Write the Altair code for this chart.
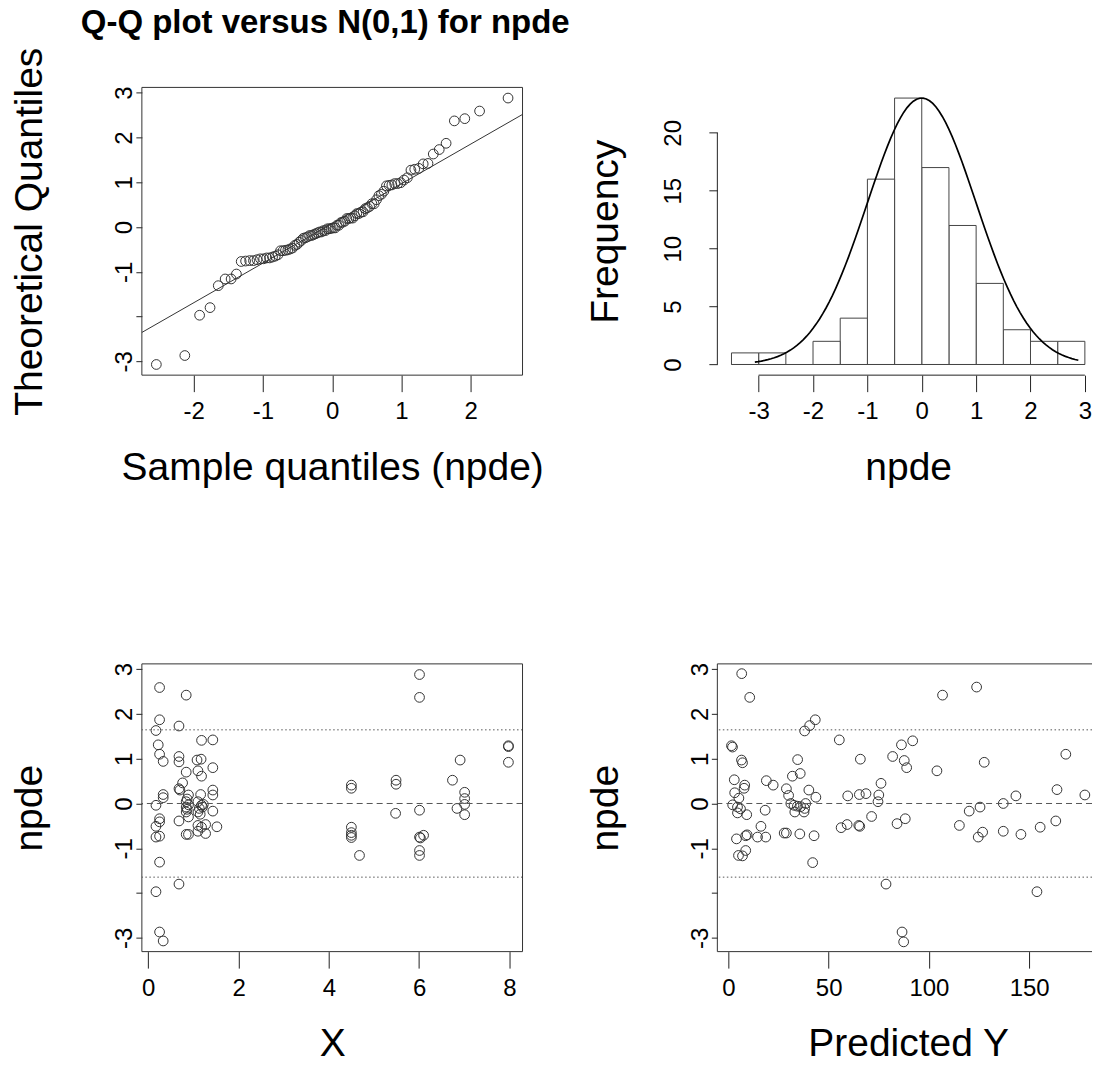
import altair as alt
import pandas as pd
import numpy as np

# ---------------- data ----------------
# bottom-left panel: X (time) and npde of each observation
time_x = [0.25, 0.84, 0.25, 0.68, 0.17, 1.18, 1.43, 0.22, 0.25, 0.33,
          0.68, 0.68, 1.08, 1.17, 1.43, 0.84, 1.10, 1.18, 0.76, 0.68,
          0.70, 0.33, 0.33, 0.89, 1.16, 1.43, 1.43, 0.17, 0.84, 0.84,
          0.84, 0.89, 1.10, 1.18, 1.20, 1.10, 1.43, 0.25, 0.25, 0.17,
          0.68, 1.10, 1.18, 1.27, 1.52, 0.84, 0.89, 1.10, 1.27, 0.17,
          0.25, 0.25, 0.68, 0.17, 0.25, 0.33,
          4.50, 4.50, 4.50, 4.50, 4.50, 4.68, 5.49, 5.49, 5.48, 6.01,
          6.01, 6.01, 6.01, 6.03, 6.10, 6.01, 6.01, 6.91, 6.74, 7.01,
          7.01, 7.01, 6.84, 7.01, 7.98, 7.98, 7.98,
          4.50, 0.86, 1.13, 0.89, 1.15, 1.22, 0.86]
npde = [2.59, 2.42, 1.87, 1.73, 1.63, 1.41, 1.42, 1.31, 1.10, 0.94,
        1.05, 0.93, 0.97, 0.99, 0.80, 0.70, 0.73, 0.61, 0.46, 0.33,
        0.30, 0.20, 0.13, 0.19, 0.20, 0.30, 0.19, -0.04, 0.04, -0.08,
        -0.19, -0.30, 0.04, -0.04, -0.08, -0.19, -0.17, -0.34, -0.41, -0.51,
        -0.39, -0.49, -0.53, -0.47, -0.52, -0.69, -0.69, -0.62, -0.67, -0.75,
        -0.73, -1.31, -1.80, -1.97, -2.87, -3.07,
        0.41, 0.34, -0.53, -0.65, -0.71, -1.16, 0.52, 0.43, -0.22, 2.88,
        2.37, -0.15, -0.75, -0.77, -0.71, -1.05, -1.16, 0.97, 0.52, 0.25,
        0.11, -0.02, -0.11, -0.25, 1.29, 1.27, 0.92,
        -0.76, -0.13, -0.11, -0.03, -0.24, -0.02, 0.10]

# bottom-right panel: predicted Y and npde
pred_y = [6.6, 10.6, 1.5, 2.0, 6.5, 7.0, 2.9, 8.1, 7.8, 3.1,
          5.2, 2.1, 4.5, 6.0, 4.5, 9.1, 18.3, 18.9, 22.3, 16.2,
          4.0, 8.6, 9.3, 14.5, 18.6, 8.6, 5.0, 7.0, 34.5, 31.9,
          35.8, 28.9, 30.0, 31.1, 32.7, 33.1, 34.4, 36.0, 38.0, 38.5,
          37.7, 27.8, 28.9, 35.6, 38.0, 40.5, 43.3, 40.1, 43.6, 42.7,
          42.0, 55.3, 65.8, 59.5, 65.3, 68.6, 76.1, 75.0, 74.6, 56.2,
          59.2, 65.0, 65.5, 71.4, 78.6, 86.3, 81.9, 87.7, 88.9, 84.1,
          88.2, 86.6, 87.4, 91.9, 104.0, 106.8, 123.8, 127.6, 115.2, 120.1,
          125.5, 126.8, 124.6, 137.1, 137.1, 143.4, 145.9, 153.9, 155.5, 163.3,
          163.9, 168.3, 177.8]
npde_pred = [2.90, 2.37, 1.29, 1.26, 0.97, 0.91, 0.53, 0.41, 0.34, 0.24,
             0.12, -0.03, -0.08, -0.12, -0.21, -0.25, -0.15, 0.51, 0.41, -0.51,
             -0.79, -0.72, -0.70, -0.75, -0.75, -1.05, -1.16, -1.17, 0.98, 0.61,
             0.67, 0.33, 0.18, 0.00, -0.04, -0.19, -0.06, -0.07, -0.11, 0.00,
             -0.19, -0.66, -0.66, -0.68, 1.62, 1.74, 1.87, 0.30, 0.14, -0.72,
             -1.32, 1.42, 0.99, 0.17, 0.20, 0.22, 0.45, 0.19, 0.04, -0.54,
             -0.47, -0.49, -0.51, -0.29, -1.80, 1.31, 1.05, 0.96, 0.80, -0.45,
             -0.34, -2.87, -3.09, 1.40, 0.73, 2.42, 2.60, 0.92, -0.49, -0.17,
             -0.08, -0.64, -0.75, 0.00, -0.62, 0.17, -0.69, -1.97, -0.53, -0.39,
             0.31, 1.10, 0.19]

hist_breaks = [-3.5, -3.0, -2.5, -2.0, -1.5, -1.0, -0.5, 0.0, 0.5, 1.0, 1.5, 2.0, 2.5, 3.0]
npde_ticks = [-3, -2, -1, 0, 1, 2, 3]
qq_ticks = [-2, -1, 0, 1, 2]
hist_xticks = [-3, -2, -1, 0, 1, 2, 3]
hist_yticks = [0, 5, 10, 15, 20]
x_ticks = [0, 2, 4, 6, 8]
pred_ticks = [0, 50, 100, 150]
ref_lines = [-1.645, 0.0, 1.645]
ref_dash = ["dot", "dash", "dot"]

# ---------------- derived quantities ----------------
df = pd.DataFrame({"time": time_x, "npde": npde})
dfp = pd.DataFrame({"pred": pred_y, "npde": npde_pred})
arr = np.array(npde)


def ext(lo, hi, f=0.04):
    r = hi - lo
    return [lo - f * r, hi + f * r]


ydom = ext(arr.min(), arr.max())
qq_lim = 2.5446  # |qnorm(0.5/90)|, extreme theoretical quantile
qq_dom = ext(-qq_lim, qq_lim)
q1, q3 = np.quantile(arr, [0.25, 0.75])
slope = (q3 - q1) / (2 * 0.6744898)
icpt = q1 + slope * 0.6744898
qqline = pd.DataFrame({"x": qq_dom, "y": [icpt + slope * v for v in qq_dom]})

counts, _ = np.histogram(arr, bins=hist_breaks)
maxc = int(counts.max())
mn, mx = float(arr.min()), float(arr.max())

W1, W2, H = 381, 375, 288
FONT = "Liberation Sans"
LBL = 24
TTL = 39
INK = "#222222"
BOX = "#333333"

hist_full = ext(hist_breaks[0], hist_breaks[-1])
hist_xdom = [hist_full[0], hist_full[0] + W2 * (hist_full[1] - hist_full[0]) / 382]
pred_full = ext(min(pred_y), max(pred_y))
pred_dom = [pred_full[0], pred_full[0] + W2 * (pred_full[1] - pred_full[0]) / 382]
xdom = ext(min(time_x), max(time_x))
hist_ydom = ext(0, maxc)

lab_expr = "datum.value == -2 ? '' : '' + datum.value"


def yaxis(title, values, label_off, tick=6, expr=lab_expr):
    return alt.Axis(values=values, labelExpr=expr, labelAngle=270, labelAlign="center",
                    labelBaseline="alphabetic", labelFontSize=LBL, labelFont=FONT,
                    labelColor="black", labelOverlap=False, labelBound=False,
                    tickSize=tick, labelPadding=label_off - tick, tickColor=INK,
                    domain=False, grid=False, title=title, titleFont=FONT,
                    titleFontSize=TTL, titleFontWeight="normal", titleColor="black",
                    titleAngle=270, titleAlign="center", titleBaseline="alphabetic",
                    titleX=-100, titleY=H / 2)


def xaxis(title, values, title_x):
    return alt.Axis(values=values, labelExpr="'' + datum.value", labelAngle=0,
                    labelAlign="center", labelBaseline="top", labelFontSize=LBL,
                    labelFont=FONT, labelColor="black", labelOverlap=False,
                    labelBound=False, labelFlush=False, tickSize=16.5,
                    labelPadding=8, tickColor=INK, domain=False, grid=False,
                    title=title, titleFont=FONT, titleFontSize=TTL,
                    titleFontWeight="normal", titleColor="black", titleAlign="center",
                    titleBaseline="alphabetic", titleX=title_x, titleY=104)


def circles(chart, x, y):
    return chart.mark_point(shape="circle", filled=False, size=95, color="#333333",
                            strokeWidth=1, opacity=1).encode(x=x, y=y)


edge_df = pd.DataFrame({"k": [0]})


def box(width, right=True):
    parts = [alt.Chart(edge_df).mark_rule(color=BOX, strokeWidth=1).encode(y=alt.value(0)),
             alt.Chart(edge_df).mark_rule(color=BOX, strokeWidth=1).encode(y=alt.value(H)),
             alt.Chart(edge_df).mark_rule(color=BOX, strokeWidth=1).encode(x=alt.value(0))]
    if right:
        parts.append(alt.Chart(edge_df).mark_rule(color=BOX, strokeWidth=1)
                     .encode(x=alt.value(width)))
    return parts


# ---------------- top-left: Q-Q plot ----------------
qq_base = (alt.Chart(df)
           .transform_window(rank="row_number()", sort=[alt.SortField("npde", order="ascending")])
           .transform_joinaggregate(n="count()")
           .transform_calculate(theo="quantileNormal((datum.rank - 0.5) / datum.n)"))
qq_x = alt.X("theo:Q", scale=alt.Scale(domain=qq_dom, nice=False, zero=False),
             axis=xaxis("Sample quantiles (npde)", qq_ticks, W1 / 2))
qq_y = alt.Y("npde:Q", scale=alt.Scale(domain=ydom, nice=False, zero=False),
             axis=yaxis("Theoretical Quantiles", npde_ticks, 10))
qq_pts = circles(qq_base, qq_x, qq_y)
qq_line = alt.Chart(qqline).mark_line(color="#333333", strokeWidth=1).encode(x="x:Q", y="y:Q")
top_left = alt.layer(qq_pts, qq_line, *box(W1)).properties(
    width=W1, height=H, view=alt.ViewBackground(stroke=None),
    title=alt.TitleParams("Q-Q plot versus N(0,1) for npde", font=FONT, fontSize=33,
                          fontWeight="bold", anchor="middle", baseline="alphabetic",
                          frame="group", offset=-19, dx=-7, color="black"))

# ---------------- top-right: histogram ----------------
hx = alt.X("b:Q", scale=alt.Scale(domain=hist_xdom, nice=False, zero=False),
           axis=xaxis("npde", hist_xticks, 191))
hy = alt.Y("count:Q", scale=alt.Scale(domain=hist_ydom, nice=False, zero=False),
           axis=yaxis("Frequency", hist_yticks, 37, tick=8.5, expr="'' + datum.value"))
bars = (alt.Chart(df)
        .transform_bin("b", "npde", bin=alt.Bin(extent=[hist_breaks[0], hist_breaks[-1]],
                                               step=hist_breaks[1] - hist_breaks[0], nice=False))
        .transform_aggregate(count="count()", groupby=["b", "b_end"])
        .mark_rect(fill="white", stroke="#444444", strokeWidth=1)
        .encode(x=hx, x2="b_end:Q", y=hy, y2=alt.datum(0)))
base_rule = (alt.Chart(pd.DataFrame({"a": [hist_breaks[0]], "b": [hist_breaks[-1]], "c": [0]}))
             .mark_rule(color="#444444", strokeWidth=1)
             .encode(x="a:Q", x2="b:Q", y="c:Q"))
curve = (alt.Chart(alt.sequence(0, 101, as_="i"))
         .transform_calculate(xp=f"{mn} + datum.i / 100 * ({mx} - {mn})")
         .transform_calculate(yp=f"{maxc} * exp(-datum.xp * datum.xp / 2)")
         .mark_line(color="black", strokeWidth=1.7)
         .encode(x="xp:Q", y="yp:Q"))
ax_x = (alt.Chart(pd.DataFrame({"a": [hist_xticks[0]], "b": [hist_xticks[-1]]}))
        .mark_rule(color=INK, strokeWidth=1)
        .encode(x="a:Q", x2="b:Q", y=alt.value(H)))
ax_y = (alt.Chart(pd.DataFrame({"a": [hist_yticks[0]], "b": [hist_yticks[-1]]}))
        .mark_rule(color=INK, strokeWidth=1)
        .encode(y="a:Q", y2="b:Q", x=alt.value(0)))
top_right = alt.layer(bars, base_rule, curve, ax_x, ax_y).properties(
    width=W2, height=H, view=alt.ViewBackground(stroke=None))

# ---------------- reference lines ----------------
refdf = pd.DataFrame({"v": ref_lines, "kind": ref_dash})


def refs():
    return (alt.Chart(refdf).mark_rule(color="#555555", strokeWidth=1)
            .encode(y="v:Q",
                    strokeDash=alt.StrokeDash("kind:N", scale=alt.Scale(domain=["dot", "dash"],
                                              range=[[1.5, 2.5], [6, 4]]), legend=None)))


# ---------------- bottom-left: npde vs X ----------------
bl_x = alt.X("time:Q", scale=alt.Scale(domain=xdom, nice=False, zero=False),
             axis=xaxis("X", x_ticks, W1 / 2))
bl_y = alt.Y("npde:Q", scale=alt.Scale(domain=ydom, nice=False, zero=False),
             axis=yaxis("npde", npde_ticks, 10))
bottom_left = alt.layer(circles(alt.Chart(df), bl_x, bl_y), refs(), *box(W1)).properties(
    width=W1, height=H, view=alt.ViewBackground(stroke=None))

# ---------------- bottom-right: npde vs predicted Y ----------------
# (its right side runs past the picture's edge, so the box has no right edge)
br_x = alt.X("pred:Q", scale=alt.Scale(domain=pred_dom, nice=False, zero=False),
             axis=xaxis("Predicted Y", pred_ticks, 191))
br_y = alt.Y("npde:Q", scale=alt.Scale(domain=ydom, nice=False, zero=False),
             axis=yaxis("npde", npde_ticks, 10))
bottom_right = alt.layer(circles(alt.Chart(dfp), br_x, br_y), refs(),
                         *box(W2, right=False)).properties(
    width=W2, height=H, view=alt.ViewBackground(stroke=None))

chart = (alt.concat(top_left, top_right, bottom_left, bottom_right, columns=2,
                    spacing=alt.RowColnumber(row=289, column=195), bounds="flush")
         .resolve_scale(x="independent", y="independent", strokeDash="independent")
         .properties(padding={"left": 11, "top": 6, "right": 1, "bottom": 2},
                     background="white")
         .configure_view(stroke=None)
         .configure(font=FONT))

chart.save("out.html", embed_options={"renderer": "svg", "actions": False})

*Exercise details*. Please restate the material above line by line, exactly, beginning at its first line and ending with the line that contains "import numpy as np", without any pictures.

*Finished answer*.
Write the Altair code for this chart.
import altair as alt
import pandas as pd
import numpy as np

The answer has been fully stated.